** TASK OBJECTIVE **
List every line below containing "matplotlib".

** MATERIAL **
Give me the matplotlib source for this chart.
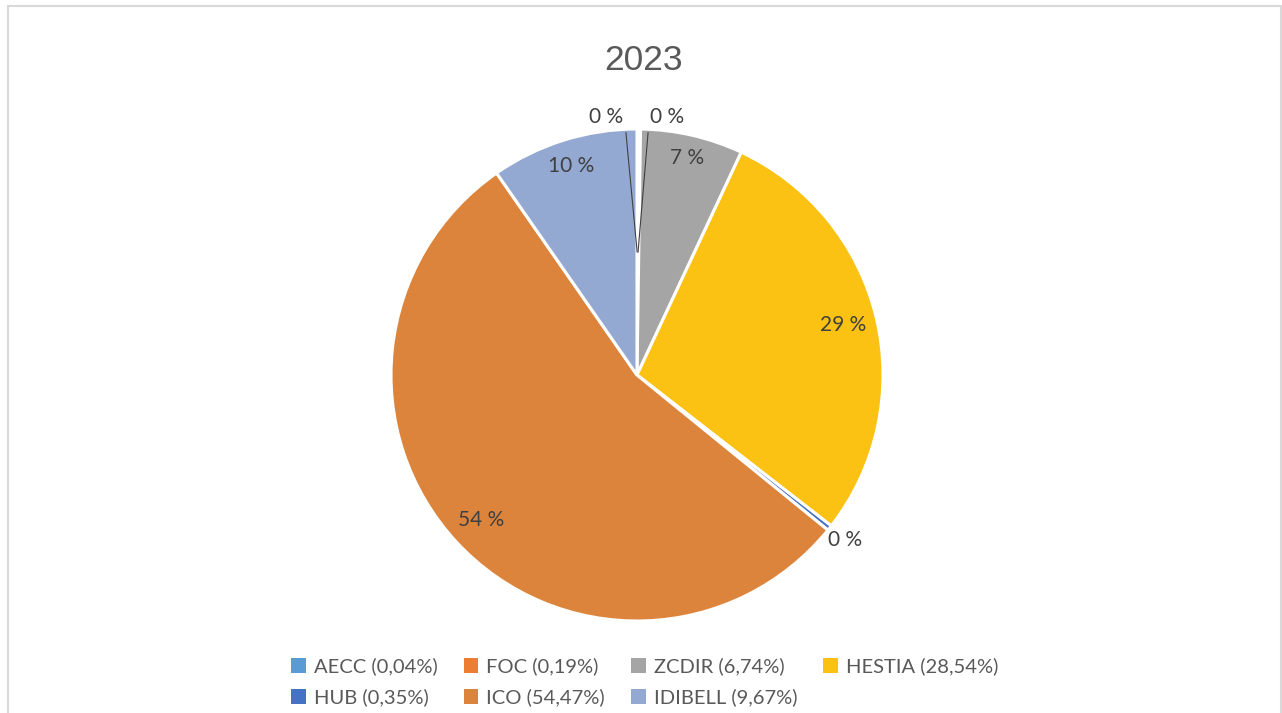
import numpy as np
import matplotlib.pyplot as plt
from matplotlib.patches import Patch, Rectangle

labels = ["AECC", "FOC", "ZCDIR", "HESTIA", "HUB", "ICO", "IDIBELL"]
values = [0.04, 0.19, 6.74, 28.54, 0.35, 54.47, 9.67]
legend_text = ["AECC (0,04%)", "FOC (0,19%)", "ZCDIR (6,74%)", "HESTIA (28,54%)",
               "HUB (0,35%)", "ICO (54,47%)", "IDIBELL (9,67%)"]
colors = ["#5B9BD5", "#ED7D31", "#A5A5A5", "#FBC213", "#4472C4", "#DD843C", "#94A9D2"]

plt.rcParams["font.family"] = ["Lato", "DejaVu Sans"]
W, H = 1282, 713
fig = plt.figure(figsize=(W / 100, H / 100), dpi=100)

# light gray frame of the chart area
fig.add_artist(Rectangle((8 / W, -0.05), (1281 - 8) / W, 1.05 - 6 / H,
                         transform=fig.transFigure, fill=False,
                         edgecolor="#D9D9D9", linewidth=1.5))

cx, cy, r = 637, 375, 246
ax = fig.add_axes([(cx - r) / W, (H - cy - r) / H, 2 * r / W, 2 * r / H])
wedges, _ = ax.pie(values, colors=colors, startangle=90, counterclock=False,
                   radius=1, wedgeprops=dict(edgecolor="white", linewidth=2.2))
ax.set_xlim(-1, 1)
ax.set_ylim(-1, 1)
ax.set_aspect("equal")
ax.axis("off")

txt = dict(fontsize=15, color="#404040", ha="center", va="center")
big_r = {"ZCDIR": 0.905, "HESTIA": 0.86, "ICO": 0.865, "IDIBELL": 0.89}
for w, lab, v in zip(wedges, labels, values):
    ang = np.deg2rad((w.theta1 + w.theta2) / 2)
    s = "%d %%" % round(v)
    if lab in big_r:
        rr = big_r[lab]
        ax.text(rr * np.cos(ang), rr * np.sin(ang), s, **txt)
    elif lab == "HUB":
        ax.text(1.08 * np.cos(ang), 1.08 * np.sin(ang), s, **txt)
    else:
        side = -1 if lab == "AECC" else 1
        lx, ly = side * 0.124, 1.048
        ax.text(lx, ly, s, clip_on=False, **txt)
        ax.plot([side * 0.045, 0.5 * np.cos(ang)], [0.985, 0.5 * np.sin(ang)],
                color="#404040", linewidth=0.8, clip_on=False)

fig.text(644 / W, 1 - 60 / H, "2023", fontsize=25.5, color="#595959",
         ha="center", va="center", family=["Liberation Sans", "DejaVu Sans"])

order = [0, 4, 1, 5, 2, 6, 3]
handles = [Patch(facecolor=colors[i], edgecolor="none") for i in order]
texts = [legend_text[i] for i in order]
fig.legend(handles, texts, ncol=4, loc="center", bbox_to_anchor=(0.503, 1 - 682 / H),
           frameon=False, fontsize=14.5, labelcolor="#595959",
           handlelength=0.72, handleheight=0.72, handletextpad=0.4,
           columnspacing=1.3, labelspacing=0.65)

fig.savefig("out.png", dpi=100)
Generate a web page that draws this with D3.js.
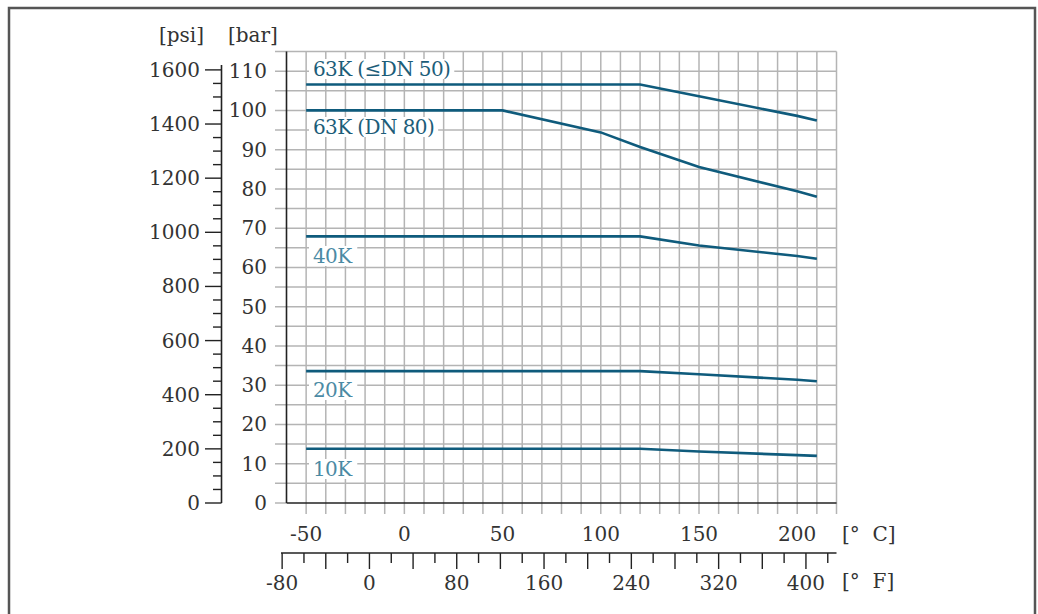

** RESULT FOR THIS EXERCISE **
Give me the matplotlib source for this chart.
import matplotlib.pyplot as plt
from matplotlib.patches import Patch, Rectangle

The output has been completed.